## Provided data

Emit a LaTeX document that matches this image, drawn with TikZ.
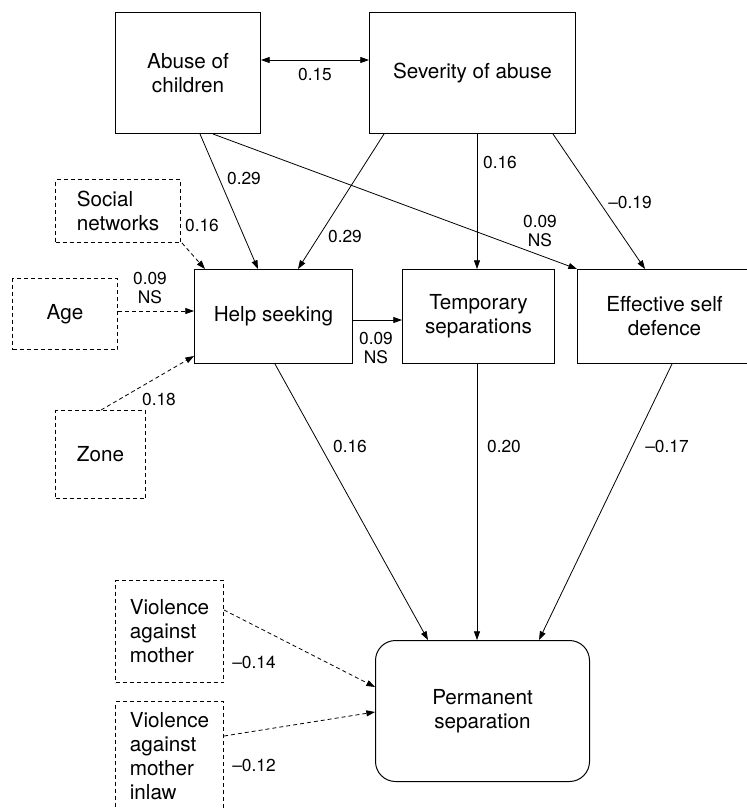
\documentclass[tikz,border=0pt]{standalone}
\usepackage{fontspec}
\setmainfont{TeX Gyre Heros}
\usetikzlibrary{arrows.meta,calc}
\begin{document}
\begin{tikzpicture}[x=0.75pt,y=-0.75pt,
  box/.style={draw, line width=0.75pt, inner sep=0pt, anchor=north west, align=center, font=\fontsize{15.5}{18}\selectfont},
  sz/.style 2 args={minimum width=#1*0.75pt, minimum height=#2*0.75pt},
  dbox/.style={box, dash pattern=on 3pt off 2.25pt, align=left},
  lab/.style={font=\fontsize{13}{14.3}\selectfont, align=center, inner sep=0pt},
  tip/.tip={Triangle[length=6.5pt,width=4.5pt]},
  conn/.style={line width=0.6pt, -tip},
  dconn/.style={conn, dash pattern=on 3pt off 2.25pt}]
\useasboundingbox (0,0) rectangle (747,808);

% boxes
\node[box, sz={145}{121}] (abuse) at (115,12) {Abuse of\\children};
\node[box, sz={206}{121}] (severity) at (369,12) {Severity of abuse};
\node[dbox, sz={125}{63}] (social) at (55,179) {Social\\networks};
\node[box, sz={158}{94}] (help) at (194,269) {Help seeking};
\node[dbox, sz={105}{71}] (age) at (12,278) {Age};
\node[dbox, sz={90}{88}] (zone) at (55,410) {Zone};
\node[box, sz={152}{94}] (temp) at (402,269) {Temporary\\separations};
\node[box, sz={174}{94}] (effect) at (577,269) {Effective self\\defence};
\node[dbox, sz={108}{102}] (vam) at (115,580) {Violence\\against\\mother};
\node[dbox, sz={108}{110}] (vami) at (115,701) {Violence\\against\\mother\\inlaw};
\node[box, sz={214}{141}, rounded corners=15pt] (perm) at (375,640) {Permanent\\separation};

% connectors
\draw[conn, tip-tip] ($(abuse.north east)+(0,48)$) -- ($(severity.north west)+(0,48)$);
\draw[conn] ($(abuse.south west)+(85,0)$) -- ($(help.north west)+(64,0)$);
\draw[conn] ($(abuse.south west)+(98,0)$) -- (effect.north west);
\draw[conn] ($(severity.south west)+(15,0)$) -- ($(help.north west)+(104,0)$);
\draw[conn] ($(severity.south west)+(108,0)$) -- ($(temp.north west)+(75,0)$);
\draw[conn] ($(severity.south west)+(184,0)$) -- ($(effect.north west)+(68,0)$);
\draw[dconn] ($(social.south east)+(1,0)$) -- ($(help.north west)+(11,0)$);
\draw[dconn] ($(age.north east)+(0,33)$) -- ($(help.north west)+(0,42)$);
\draw[dconn] ($(zone.north west)+(46,0)$) -- ($(help.south west)+(0,-8)$);
\draw[conn] ($(help.north east)+(0,51)$) -- ($(temp.north west)+(0,51)$);
\draw[conn] ($(help.south west)+(81,0)$) -- ($(perm.north west)+(53,0)$);
\draw[conn] ($(temp.south west)+(75,0)$) -- ($(perm.north west)+(102,0)$);
\draw[conn] ($(effect.south west)+(95,0)$) -- ($(perm.north west)+(164,0)$);
\draw[dconn] ($(vam.north east)+(0,30)$) -- ($(perm.north west)+(0,47)$);
\draw[dconn] ($(vami.north east)+(0,35)$) -- ($(perm.north west)+(0,72)$);

% labels
\node[lab] (l1) at (315,74) {0.15};
\node[lab] (l2) at (244,178) {0.29};
\node[lab] (l3) at (202,225) {0.16};
\node[lab] (l4) at (345,236) {0.29};
\node[lab] (l5) at (500,162) {0.16};
\node[lab] (l6) at (630,202) {\textendash0.19};
\node[lab] (l7) at (540,231) {0.09\\NS};
\node[lab] (l8) at (150,288) {0.09\\NS};
\node[lab] (l9) at (376,348) {0.09\\NS};
\node[lab] (l10) at (159,399) {0.18};
\node[lab] (l11) at (350,446) {0.16};
\node[lab] (l12) at (504,446) {0.20};
\node[lab] (l13) at (667,446) {\textendash0.17};
\node[lab] (l14) at (254,662) {\textendash0.14};
\node[lab] (l15) at (254,765) {\textendash0.12};
\end{tikzpicture}
\end{document}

## The task
Reproduce the material above exactly, first line through the line that contains "(0,0) rectangle (747,808);", minus the pictures.

## Finished task
Emit a LaTeX document that matches this image, drawn with TikZ.
\documentclass[tikz,border=0pt]{standalone}
\usepackage{fontspec}
\setmainfont{TeX Gyre Heros}
\usetikzlibrary{arrows.meta,calc}
\begin{document}
\begin{tikzpicture}[x=0.75pt,y=-0.75pt,
  box/.style={draw, line width=0.75pt, inner sep=0pt, anchor=north west, align=center, font=\fontsize{15.5}{18}\selectfont},
  sz/.style 2 args={minimum width=#1*0.75pt, minimum height=#2*0.75pt},
  dbox/.style={box, dash pattern=on 3pt off 2.25pt, align=left},
  lab/.style={font=\fontsize{13}{14.3}\selectfont, align=center, inner sep=0pt},
  tip/.tip={Triangle[length=6.5pt,width=4.5pt]},
  conn/.style={line width=0.6pt, -tip},
  dconn/.style={conn, dash pattern=on 3pt off 2.25pt}]
\useasboundingbox (0,0) rectangle (747,808);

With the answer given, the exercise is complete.